- _TASK TO CARRY OUT_: Which lines fall between the line holding "Reproduce this chart with Plotly." and the line holding "y_ticks = [0, 1, 2, 3]", inclusive? Retype them exactly, without the pictures, and add nothing else.
[begin INPUT ROWS]
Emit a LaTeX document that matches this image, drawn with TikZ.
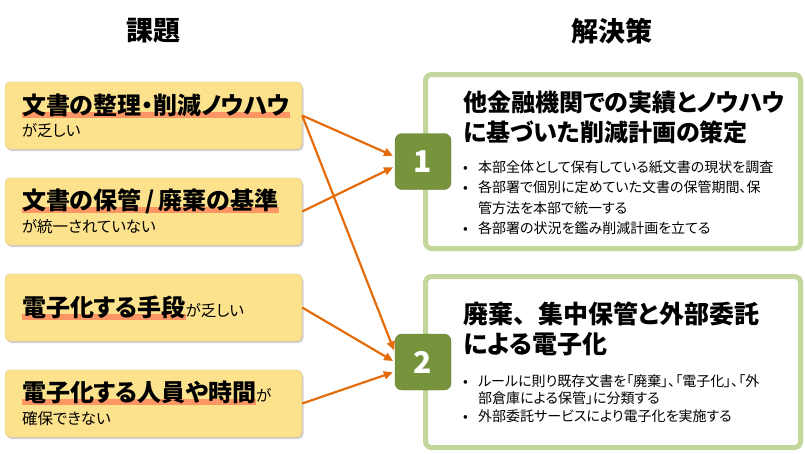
[end INPUT ROWS]
[begin INPUT ROWS]
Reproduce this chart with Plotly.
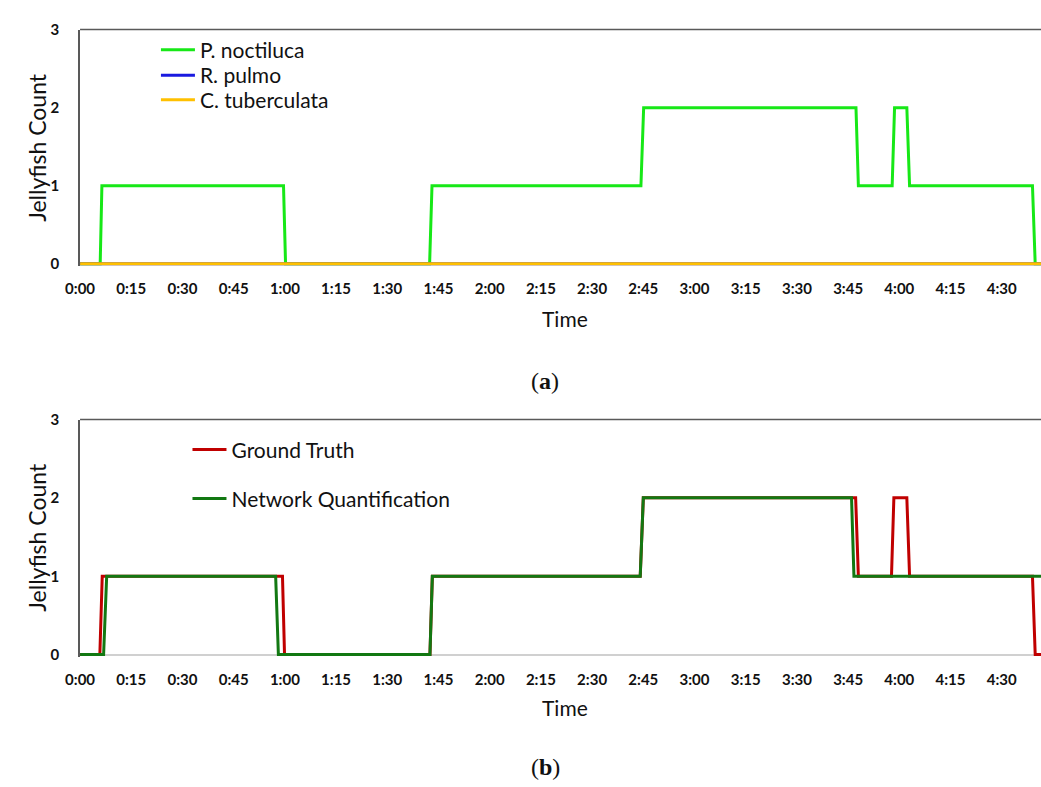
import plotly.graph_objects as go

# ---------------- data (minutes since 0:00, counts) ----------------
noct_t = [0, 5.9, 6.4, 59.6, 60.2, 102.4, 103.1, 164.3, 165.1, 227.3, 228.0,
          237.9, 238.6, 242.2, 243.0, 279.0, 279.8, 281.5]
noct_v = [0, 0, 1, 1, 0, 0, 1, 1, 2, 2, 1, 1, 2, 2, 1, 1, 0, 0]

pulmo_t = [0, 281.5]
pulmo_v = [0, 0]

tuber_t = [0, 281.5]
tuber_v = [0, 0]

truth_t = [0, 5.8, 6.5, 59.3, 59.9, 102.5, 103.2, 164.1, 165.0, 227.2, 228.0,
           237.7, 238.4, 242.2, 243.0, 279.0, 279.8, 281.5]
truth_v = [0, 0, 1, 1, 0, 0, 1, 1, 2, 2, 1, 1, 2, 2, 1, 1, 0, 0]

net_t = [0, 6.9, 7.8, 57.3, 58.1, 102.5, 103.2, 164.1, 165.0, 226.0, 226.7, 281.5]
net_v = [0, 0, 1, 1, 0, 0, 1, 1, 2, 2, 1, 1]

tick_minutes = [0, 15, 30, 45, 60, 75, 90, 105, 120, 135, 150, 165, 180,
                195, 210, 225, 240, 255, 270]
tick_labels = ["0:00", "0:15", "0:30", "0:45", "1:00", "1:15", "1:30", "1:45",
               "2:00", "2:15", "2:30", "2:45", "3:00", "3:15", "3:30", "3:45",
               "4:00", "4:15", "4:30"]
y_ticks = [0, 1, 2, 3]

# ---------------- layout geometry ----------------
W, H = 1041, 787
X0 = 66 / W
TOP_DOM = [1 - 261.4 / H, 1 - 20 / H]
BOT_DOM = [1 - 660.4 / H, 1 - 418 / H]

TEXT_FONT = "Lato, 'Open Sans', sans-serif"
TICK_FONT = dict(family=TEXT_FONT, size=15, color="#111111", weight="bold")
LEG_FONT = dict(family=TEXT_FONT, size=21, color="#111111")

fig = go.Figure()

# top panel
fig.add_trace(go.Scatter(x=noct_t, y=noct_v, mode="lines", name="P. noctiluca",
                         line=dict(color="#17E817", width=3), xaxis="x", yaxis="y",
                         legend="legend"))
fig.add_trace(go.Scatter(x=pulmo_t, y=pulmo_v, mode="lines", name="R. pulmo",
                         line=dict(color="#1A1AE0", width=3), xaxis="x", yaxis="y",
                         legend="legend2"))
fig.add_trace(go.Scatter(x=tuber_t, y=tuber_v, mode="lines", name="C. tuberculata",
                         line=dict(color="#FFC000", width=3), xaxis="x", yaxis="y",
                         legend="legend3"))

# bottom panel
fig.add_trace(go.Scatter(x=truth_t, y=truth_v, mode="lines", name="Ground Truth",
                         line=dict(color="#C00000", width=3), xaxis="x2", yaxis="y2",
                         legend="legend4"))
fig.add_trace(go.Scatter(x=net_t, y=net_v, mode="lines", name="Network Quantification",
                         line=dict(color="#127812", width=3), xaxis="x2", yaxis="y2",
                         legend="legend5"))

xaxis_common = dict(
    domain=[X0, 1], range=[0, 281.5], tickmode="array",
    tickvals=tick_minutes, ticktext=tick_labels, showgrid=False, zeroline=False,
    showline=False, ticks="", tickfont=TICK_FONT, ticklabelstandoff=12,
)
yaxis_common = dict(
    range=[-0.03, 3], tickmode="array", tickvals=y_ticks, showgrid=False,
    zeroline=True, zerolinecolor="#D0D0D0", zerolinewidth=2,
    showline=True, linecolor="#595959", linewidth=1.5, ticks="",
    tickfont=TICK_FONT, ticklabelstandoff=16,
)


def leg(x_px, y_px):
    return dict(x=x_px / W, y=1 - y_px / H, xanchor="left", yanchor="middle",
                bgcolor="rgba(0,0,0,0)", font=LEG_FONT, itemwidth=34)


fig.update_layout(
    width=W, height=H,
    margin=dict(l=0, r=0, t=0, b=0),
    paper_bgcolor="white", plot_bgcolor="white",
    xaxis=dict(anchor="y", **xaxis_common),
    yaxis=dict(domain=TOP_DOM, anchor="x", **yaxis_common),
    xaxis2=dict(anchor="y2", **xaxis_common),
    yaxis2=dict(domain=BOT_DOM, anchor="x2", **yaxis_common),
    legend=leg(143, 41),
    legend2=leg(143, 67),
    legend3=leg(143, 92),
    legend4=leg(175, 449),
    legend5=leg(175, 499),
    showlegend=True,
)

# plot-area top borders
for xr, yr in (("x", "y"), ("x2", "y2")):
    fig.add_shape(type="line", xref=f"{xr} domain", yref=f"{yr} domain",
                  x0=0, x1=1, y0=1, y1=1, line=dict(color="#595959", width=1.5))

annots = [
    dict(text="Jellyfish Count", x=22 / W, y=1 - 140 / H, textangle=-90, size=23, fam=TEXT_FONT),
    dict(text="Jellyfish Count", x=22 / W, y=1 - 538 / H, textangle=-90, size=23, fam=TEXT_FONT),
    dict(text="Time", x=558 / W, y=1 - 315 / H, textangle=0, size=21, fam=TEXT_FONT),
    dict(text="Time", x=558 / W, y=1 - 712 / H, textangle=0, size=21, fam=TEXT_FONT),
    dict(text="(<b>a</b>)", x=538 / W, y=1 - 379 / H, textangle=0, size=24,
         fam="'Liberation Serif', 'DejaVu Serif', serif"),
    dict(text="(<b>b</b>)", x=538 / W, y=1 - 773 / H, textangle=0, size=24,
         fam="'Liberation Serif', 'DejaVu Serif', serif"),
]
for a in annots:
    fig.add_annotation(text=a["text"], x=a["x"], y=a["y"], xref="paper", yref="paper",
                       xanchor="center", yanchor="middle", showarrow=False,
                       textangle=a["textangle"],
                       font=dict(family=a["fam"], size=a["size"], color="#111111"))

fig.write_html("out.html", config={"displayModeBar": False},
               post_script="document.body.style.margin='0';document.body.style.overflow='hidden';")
[end INPUT ROWS]
- _REPLY_:
Reproduce this chart with Plotly.
import plotly.graph_objects as go

# ---------------- data (minutes since 0:00, counts) ----------------
noct_t = [0, 5.9, 6.4, 59.6, 60.2, 102.4, 103.1, 164.3, 165.1, 227.3, 228.0,
          237.9, 238.6, 242.2, 243.0, 279.0, 279.8, 281.5]
noct_v = [0, 0, 1, 1, 0, 0, 1, 1, 2, 2, 1, 1, 2, 2, 1, 1, 0, 0]

pulmo_t = [0, 281.5]
pulmo_v = [0, 0]

tuber_t = [0, 281.5]
tuber_v = [0, 0]

truth_t = [0, 5.8, 6.5, 59.3, 59.9, 102.5, 103.2, 164.1, 165.0, 227.2, 228.0,
           237.7, 238.4, 242.2, 243.0, 279.0, 279.8, 281.5]
truth_v = [0, 0, 1, 1, 0, 0, 1, 1, 2, 2, 1, 1, 2, 2, 1, 1, 0, 0]

net_t = [0, 6.9, 7.8, 57.3, 58.1, 102.5, 103.2, 164.1, 165.0, 226.0, 226.7, 281.5]
net_v = [0, 0, 1, 1, 0, 0, 1, 1, 2, 2, 1, 1]

tick_minutes = [0, 15, 30, 45, 60, 75, 90, 105, 120, 135, 150, 165, 180,
                195, 210, 225, 240, 255, 270]
tick_labels = ["0:00", "0:15", "0:30", "0:45", "1:00", "1:15", "1:30", "1:45",
               "2:00", "2:15", "2:30", "2:45", "3:00", "3:15", "3:30", "3:45",
               "4:00", "4:15", "4:30"]
y_ticks = [0, 1, 2, 3]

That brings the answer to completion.